En un otoñal jueves la vida se enrosca en apática calma. El sol pierde fuelle minuto a minuto en proporción directa con las capas de ropa que se superponen en los cuerpos cansados.
Sin pensar demasiado en el mañana; algunas viejas glorias consumen el aperitivo de la una en las pocas terrazas que quedan abiertas. Beben casi siempre alcohol, se tambalean en su silla y llegan a casa a trompicones. Es sencillo imaginar cómo pasarán el resto de la jornada, entre el sopor y el sueño, comiendo poco y mal, esperando delante del televisor a que den las ocho de la tarde para volver a las andadas y buscar un poco de compañía en el bar del barrio, si es que aún no lo han clausurado las alarmas y las restricciones de turno, o el dueño no ha aspirado todavía el rapé envenenado que se queda a inflamar la garganta como un sapo atravesado y vil.
Con un poco de suerte uno de estos “Manueles” encontrará a alguien para jugar una brisca o acaso un dominó, antes de emprender retirada a la jaula que conforma la colmena completa que Cela nos mostró tan gráficamente.
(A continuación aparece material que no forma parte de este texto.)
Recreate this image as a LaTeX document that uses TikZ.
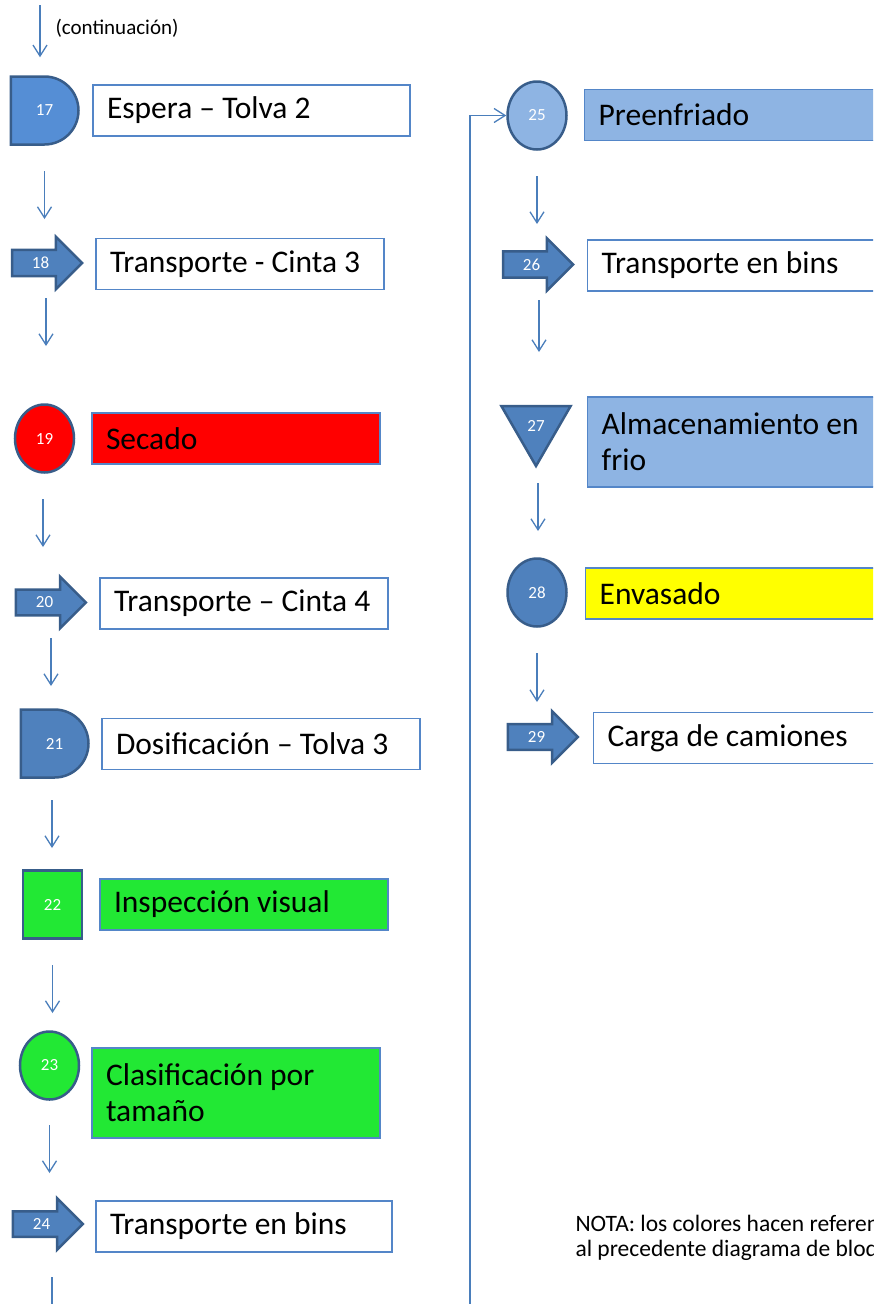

Así un día tras otro, hasta completar el calendario de una etapa distante y alucinada en la que vegetan generaciones de hombres que ya lo dieron todo y ahora esperan, tranquilos y cansados, el vermut del día siguiente. Si puede ser con guinda o aceituna mucho mejor. Si la aceituna va rellena de anchoa, entonces, será fiesta. Fiesta en tu casa, en la mía, en la casa del mundo trastocado en que andamos inmersos y combados.